Monday, April 16, 2012

A Walk around Rikugien Gardens (Part 2) / 六儀園の散歩 (パート2)

Continuing my walk around the Rikugien Gardens.  Although I was provided with a guide for the park, I wandered around aimlessly at first not reading up on its history until I found a nice place to sit to read up on it.


Who wants to read when you have a view of the above?


It was after coming upon signs like these that I decided to take my walk a little more seriously.  I had stumbled upon one of the "88 Views of Rikugien" - the first being the "Deshio-no-minato" which is where I was standing when taking some of the photos above.  It is the name for the shore of the pond.

園内にこういうサインを見かけたあとから散歩をもっと真剣に歩くことにした。ここが「六儀園八十八境」 ⑬ 出汐湊 (でしおのみなと)。

Just beautiful! 


Togetsukyo : The stone bridge was named after a famous Waka poem about the view of the moon moving across the sky with the cry of a crane in a rice paddy heard nearby.

渡月橋 : 「和歌のうら 芦辺の田鶴の鳴き声に 夜渡る月の 影そさひしき」の歌から名付けられた石の橋。2枚の大岩の重量感が、あたりの雰囲気を引き締めています。

The next point of interest I found myself at was the "Ashibe no chaya traces".  Chaya translates to teahouse.


I then crossed this bridge but came back to it later as I also discovered this was another point of interest.  By the way, the explanations of the points of interest are either taken from the signs in the gardens or directly from the guide you are provided with at the entrance of the park.

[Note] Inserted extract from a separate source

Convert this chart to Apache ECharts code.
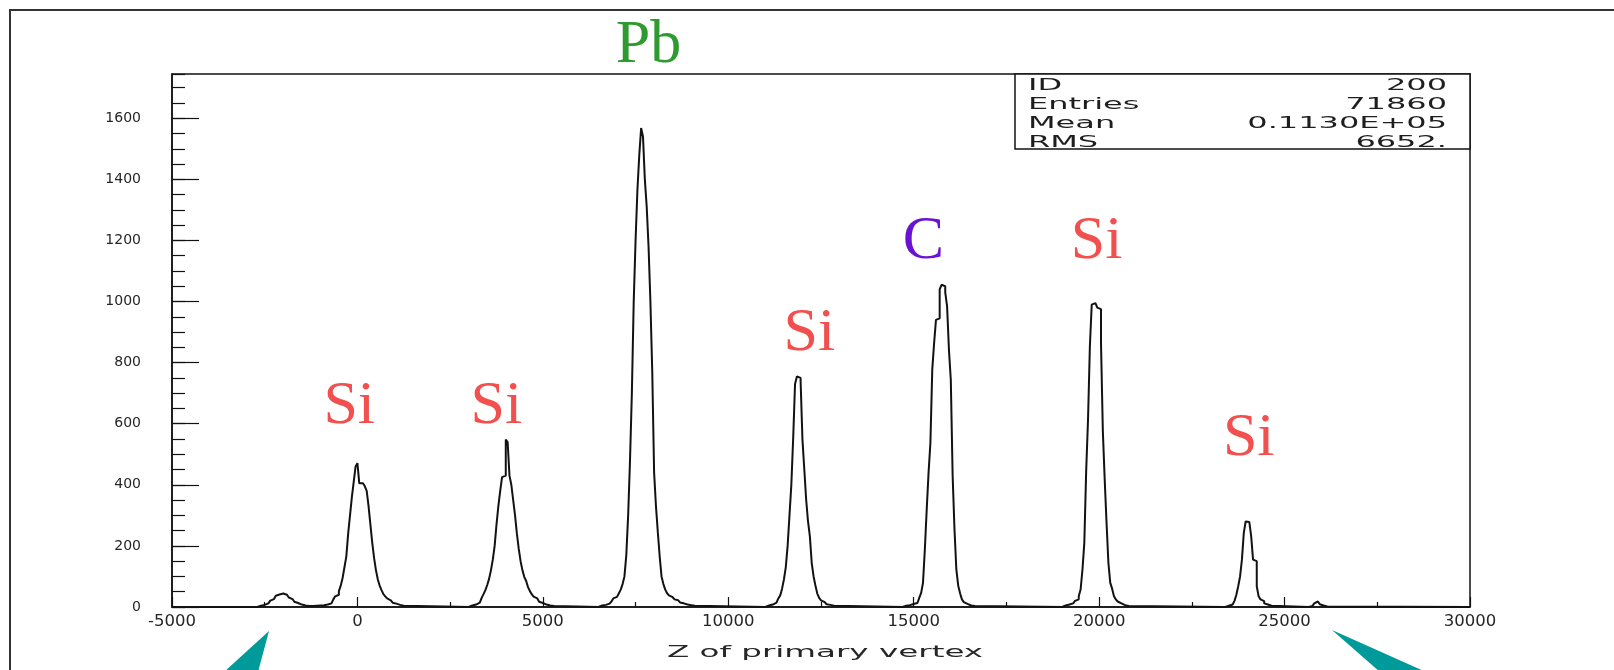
<!DOCTYPE html>
<html>
<head>
<meta charset="utf-8">
<script src="https://cdn.jsdelivr.net/npm/echarts@6/dist/echarts.min.js"></script>
<style>
  html, body { margin: 0; padding: 0; background: #ffffff; }
  #chart { width: 1614px; height: 670px; }
</style>
</head>
<body>
<div id="chart"></div>
<script>
// Histogram of the primary vertex Z position (bin width 50), stored as runs of
// consecutive bins; bins outside these runs are empty.
const BIN = 50;

const bumpMinus2000 = [3, 4, 5, 7, 9, 12, 16, 21, 26, 32, 37, 41, 44, 44, 43, 40, 36, 31, 26, 21, 17, 13, 10, 8, 6, 5, 4, 3];
const si0 = [2, 3, 3, 4, 4, 5, 5, 6, 7, 8, 10, 12, 15, 25, 35, 40, 52, 70, 95, 130, 165, 240, 300, 360, 410, 460, 471, 405, 405, 400, 395, 380, 330, 270, 210, 160, 120, 90, 70, 55, 42, 35, 28, 22, 18, 14, 11, 9, 7, 5, 4, 3];
const si4000 = [4, 5, 6, 8, 10, 14, 20, 30, 42, 55, 72, 92, 120, 155, 200, 270, 330, 380, 425, 430, 548, 540, 430, 400, 350, 300, 240, 190, 150, 120, 98, 85, 65, 52, 42, 34, 28, 22, 17, 13, 10, 8, 6, 5, 4, 3];
const pb7700 = [4, 5, 6, 7, 9, 11, 14, 18, 28, 33, 38, 45, 57, 75, 100, 170, 300, 480, 700, 1000, 1200, 1366, 1480, 1568, 1540, 1400, 1311, 1180, 1000, 770, 440, 330, 245, 166, 100, 75, 57, 45, 38, 32, 28, 25, 22, 18, 15, 12, 10, 8, 7, 6, 5, 4, 3];
const si11900 = [4, 5, 6, 8, 10, 14, 20, 28, 38, 60, 90, 130, 200, 300, 400, 553, 730, 755, 750, 740, 548, 450, 351, 280, 231, 144, 100, 70, 44, 30, 22, 16, 12, 9, 7, 5, 4];
const c15800 = [3, 4, 5, 6, 8, 10, 12, 13, 15, 30, 46, 79, 188, 318, 439, 537, 777, 864, 940, 945, 1040, 1055, 1050, 1030, 984, 842, 744, 428, 253, 122, 70, 45, 25, 16, 10, 7, 5, 4, 3];
const si19900 = [4, 5, 6, 8, 10, 12, 15, 20, 25, 35, 57, 122, 209, 444, 613, 853, 990, 995, 990, 980, 975, 864, 575, 417, 275, 144, 79, 60, 35, 25, 18, 12, 9, 6, 4, 3];
const si24000 = [3, 4, 5, 8, 13, 20, 40, 68, 100, 155, 242, 280, 278, 275, 231, 155, 150, 68, 35, 25, 19, 12, 8, 5, 4, 3];
const bump25900 = [2, 3, 6, 12, 18, 16, 9, 5, 3, 2];

// Lower edge (Z) of the first bin of each run
const runStarts = [-2700, -1300, 3000, 6500, 11000, 14700, 19000, 23400, 25650];
const runCounts = [bumpMinus2000, si0, si4000, pb7700, si11900, c15800, si19900, si24000, bump25900];

// Axis settings
const zMin = -5000, zMax = 30000, zStep = 5000;
const countMax = 1745, countStep = 200, countMinorStep = 50;

// Statistics box
const statNames = ['ID', 'Entries', 'Mean', 'RMS'];
const statValues = ['200', '71860', '0.1130E+05', '6652.'];

// Target material labels, anchored in data coordinates
const labelText = ['Si', 'Si', 'Pb', 'Si', 'C', 'Si', 'Si'];
const labelZ = [-221, 3745, 7846, 12189, 15265, 19933, 24034];
const labelCount = [655, 655, 1838, 895, 1196, 1196, 550];
const labelColor = ['#f24f4f', '#f24f4f', '#2f9a2f', '#f24f4f', '#6a12d2', '#f24f4f', '#f24f4f'];

// Step outline points: each point is a bin's lower edge with its count
const histPoints = [[zMin, 0]];
runStarts.forEach(function (start, r) {
  const counts = runCounts[r];
  counts.forEach(function (c, i) { histPoints.push([start + i * BIN, c]); });
  histPoints.push([start + counts.length * BIN, 0]);
});
histPoints.push([zMax, 0]);

const ink = '#121212';
const plainNumber = function (v) { return String(v); };
const chart = echarts.init(document.getElementById('chart'), null, { renderer: 'canvas' });

chart.setOption({
  animation: false,
  backgroundColor: '#ffffff',
  grid: {
    left: 172, right: 144, top: 74, bottom: 63,
    show: true, borderColor: ink, borderWidth: 1.5, backgroundColor: 'transparent'
  },
  xAxis: {
    type: 'value', min: zMin, max: zMax, interval: zStep,
    axisLine: { show: true, onZero: false, lineStyle: { color: ink, width: 1.5 } },
    axisTick: { show: true, inside: true, length: 10, lineStyle: { color: ink, width: 1.2 } },
    minorTick: { show: true, splitNumber: 2, length: 5, lineStyle: { color: ink, width: 1.2 } },
    splitLine: { show: false },
    minorSplitLine: { show: false },
    axisLabel: { fontFamily: 'DejaVu Sans', fontSize: 16.5, color: '#262626', margin: 6, formatter: plainNumber }
  },
  yAxis: [
    {
      type: 'value', min: 0, max: countMax, interval: countStep, position: 'left',
      axisLine: { show: true, onZero: false, lineStyle: { color: ink, width: 1.5 } },
      axisTick: { show: true, inside: true, length: 27, lineStyle: { color: ink, width: 1.2 } },
      splitLine: { show: false },
      axisLabel: { fontFamily: 'DejaVu Sans', fontSize: 14, color: '#262626', margin: 31, showMaxLabel: false, formatter: plainNumber }
    },
    {
      type: 'value', min: 0, max: countMax, interval: countMinorStep, position: 'left',
      axisLine: { show: false, onZero: false },
      axisTick: { show: true, inside: true, length: 13, lineStyle: { color: ink, width: 1.2 } },
      splitLine: { show: false },
      axisLabel: { show: false }
    }
  ],
  series: [{
    type: 'line',
    name: 'Z of primary vertex',
    xAxisIndex: 0, yAxisIndex: 0,
    data: histPoints,
    step: 'end',
    showSymbol: false, symbol: 'none',
    lineStyle: { color: ink, width: 2 },
    clip: true,
    silent: true
  }]
});

// Annotations: frame, statistics box, axis title, material labels, pointers
const graphics = [];

graphics.push({
  type: 'polyline', silent: true,
  shape: { points: [[10, 672], [10, 10], [1616, 10]] },
  style: { stroke: '#333333', lineWidth: 2, fill: null }
});

const boxLeft = 1015, boxTop = 74, boxRight = 1470, boxBottom = 149;
graphics.push({
  type: 'rect', silent: true, z: 10,
  shape: { x: boxLeft, y: boxTop, width: boxRight - boxLeft, height: boxBottom - boxTop },
  style: { fill: '#ffffff', stroke: ink, lineWidth: 1.5 }
});
const rowY = [86, 105, 124, 143];
statNames.forEach(function (name, i) {
  graphics.push({
    type: 'text', silent: true, z: 11, x: 1028, y: rowY[i], scaleX: 2.0,
    style: { text: name, fill: '#1e1e1e', font: '16px "DejaVu Sans"', textAlign: 'left', textVerticalAlign: 'middle' }
  });
  graphics.push({
    type: 'text', silent: true, z: 11, x: 1447, y: rowY[i], scaleX: 2.0,
    style: { text: statValues[i], fill: '#1e1e1e', font: '16px "DejaVu Sans"', textAlign: 'right', textVerticalAlign: 'middle' }
  });
});

graphics.push({
  type: 'text', silent: true, x: 825, y: 653, scaleX: 2.17,
  style: { text: 'Z of primary vertex', fill: '#262626', font: '15px "DejaVu Sans"', textAlign: 'center', textVerticalAlign: 'middle' }
});

labelText.forEach(function (t, i) {
  const p = chart.convertToPixel({ xAxisIndex: 0, yAxisIndex: 0 }, [labelZ[i], labelCount[i]]);
  graphics.push({
    type: 'text', silent: true, z: 12, x: p[0], y: p[1],
    style: { text: t, fill: labelColor[i], font: '62px "Liberation Serif"', textAlign: 'center', textVerticalAlign: 'middle' }
  });
});

graphics.push({
  type: 'polygon', silent: true,
  shape: { points: [[269, 631], [224, 672], [258, 672]] },
  style: { fill: '#009a9a' }
});
graphics.push({
  type: 'polygon', silent: true,
  shape: { points: [[1332, 630], [1380, 672], [1426, 672]] },
  style: { fill: '#009a9a' }
});

chart.setOption({ graphic: graphics });
</script>
</body>
</html>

この橋を渡ったあと、もう一回この場所に戻りました。ここも六儀園の見所の一つでした。 園内の見所の説明は入り口からもらったガイドから書きこんでるものです。

Next, I saw a sign pointing to the direction of the Fujishiro-toge.  The tallest hill in the gardens is 35m high.  The summit of this hill is called Fujimi-yama (Fuji-view peak).  The views from the top of the hill are truly wonderful.  The name for the hill is taken from a mountain pass of the same name in Kishu (present day Wakayama Prefecture).


View from the summit of Fujishiro-toge / 藤代峠からの眺め

I came across a few of these stone pillars as well.  According to the guide, these are "Sekichu".  There were originally 88 stone markers that indicated views of the garden that were of special beauty or interest (The "88 Views of Rikugien").  At the present time, only 32 of the markers still exist.

また園内のあちこちにこういう石柱が建てられてます。 庭内の88ヶ所景勝地(六儀園八十八境)には、それぞれに石柱が建てられていましたが、現在では32ヶ所のみが残っています。

Yes, this path is another scenic viewpoint.  It is the "Sasakani-no-michi".  Ancient people referred to spiders as "sasakani".  The path is very narrow and therefore likened to a strand of a spider's web.

見所また発見 ‐ 蛛道 (ささがにのみち)古くはクモを「蛛(ささがに)」と呼び、この小道がクモの糸のように細いことから名付けられた。

This is site No. 86 of the "88 Views of Rikugien" - "Zenkei-no-nagare". 

六儀園八十八境 No.86 ‐ 「剡渓流(ぜんけいのながれ)」。

Back to the bridge I crossed earlier.  This is called the "Yamakage-bashi" and is also one of "88 Views of Rikugien" - No.85.


And the walk continues...


1 comment:

Rurousha said...

The spider's path is my favourite part of Rikugien, especially when the maples have fresh green leaves. It's usually so quiet!